Eight-year-old Justin, who lives next door, is picked up on weekends by his tall, towering father. As always, when Justin climbs into his father’s car, his grandmother and mother watch him go from the window for a long time. Even the family dog barks toward the window, wagging its tail at Justin. Watching this from a distance, my son Sejun also grumbles with a touch of jealousy.
“Today Justin’s going with his dad, so who am I going to play with?”
Since the 1960s, when the foundation of Puritan values began to crumble, the traditional family values in American society have been shaken. As a result, the illegitimacy rate, which was 5.4% in the 1960s, rose to 26.2% in the 1990s. Children in foster care increased from 3.5% to 11.9%. Single-parent households rose from 8% to 22%, and the teen suicide rate grew from 3.6% to 11.3%. Today, about 50% of American marriages end in divorce.
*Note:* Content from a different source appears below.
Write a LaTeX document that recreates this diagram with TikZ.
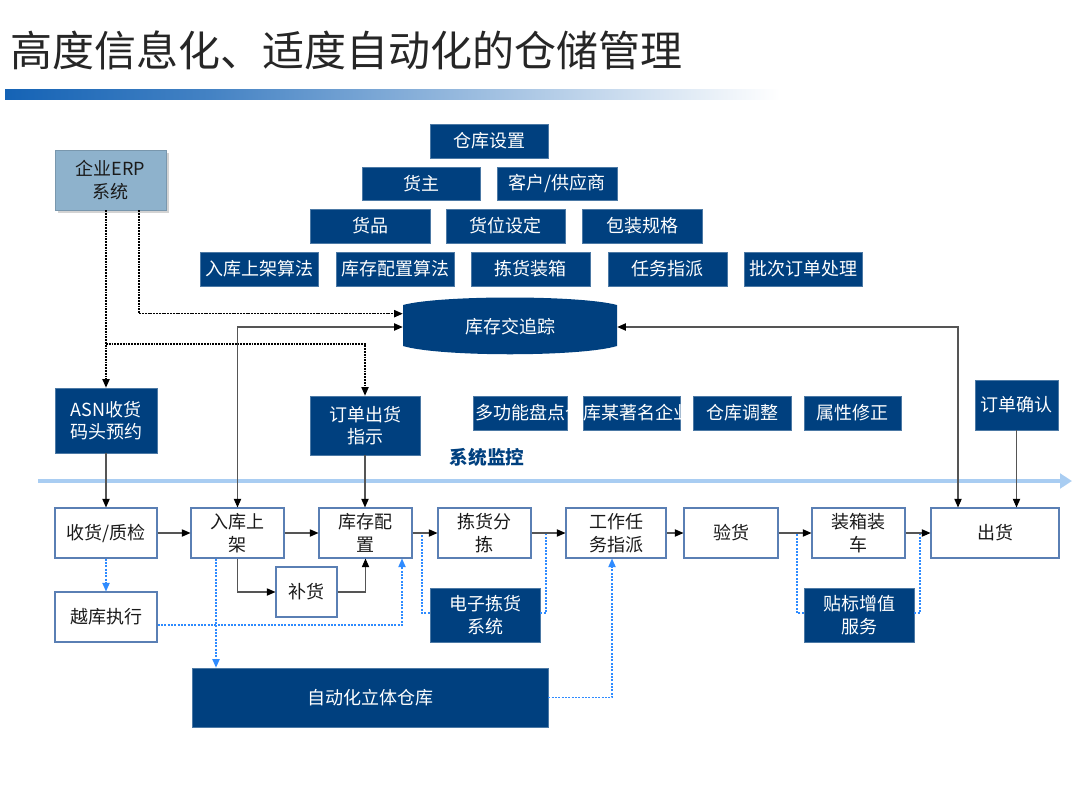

Among these, 15% of children experience the psychological pressure of being forced to accept second or third stepfathers before they even turn 18, due to repeated divorces and remarriages. These children form bonds with unfamiliar kids as step-siblings, only to be separated again, causing confusion and deep psychological wounds. Many lose interest in their studies due to depression, and the pain they experienced in their upbringing often repeats itself in their own marriages. Reports from the New York Times and Wall Street Journal even connect the decline in American family values with broader economic decline—a reality we cannot ignore.
At some point, the old stories of families laughing and crying together through hardships have become relics of the past. Society has moved toward materialism, meritocracy, and individualism. As a result, the patience and perseverance once found in family life have faded away. In the past, it was natural to think of a family as a husband, wife, and children living together. But now, the definition of family goes far beyond that traditional form.
A few years ago, after moving into a new parsonage, I greeted my neighbor, who introduced her family to me. She looked to be in her late forties and said she had two children: a 19-year-old son adopted from Guatemala at age three, and a three-year-old cat.
Among our youngest child’s friends is a boy named Ramo. After his parents divorced, he began seeing a child psychologist regularly. Ramo’s mother works tirelessly, day and night, juggling debt and raising two children alone, always looking exhausted.
In today’s world, people can have or adopt children without marrying. Women live with women, men with men, and still raise children. In such a world, we worry about how our children will grow up—morally and spiritually. As a mother, I’ve come to realize the limitations of what I can do alone, and how essential a father’s presence and role are. Without the balanced love and guidance of both parents, it’s almost impossible to raise a child whole and healthy.
A circle is where a line’s beginning and end meet. When that meeting point is distorted or broken, the circle loses its meaning. A man and a woman, two equal individuals, come together and draw a circle called “family.” That circle continues to grow, forming rings both small and large. Yet somehow, as the generations change, the circle begins to deny itself. It tries to become a square. It tries to become a triangle. It tries to become a star. Out of curiosity, the circles test themselves.
“Hmph, I can break my shape too! Look at me—look at my new form. Isn’t it great? I’ve broken free of all those old restraints! Look how light and free I feel…”
But the circles endure the pain of breaking. And then, they keep drawing new shapes.
After the car carrying Justin disappears at the far end of the alley, his mother, who had been watching from the window, finally steps outside. Silently, she gazes at the fading traces of the man who was once her husband and the son they once shared. Her mother and their dog slowly follow her out onto the street. They look at each other wordlessly and then wave toward the window where Sejun and I are standing. Sejun lifts his limp hand and waves back a couple of times.
Our eyes meet. Without a word, Sejun and I embrace more tightly than ever.
In that moment, time stood still in our alley—within the space of a broken circle.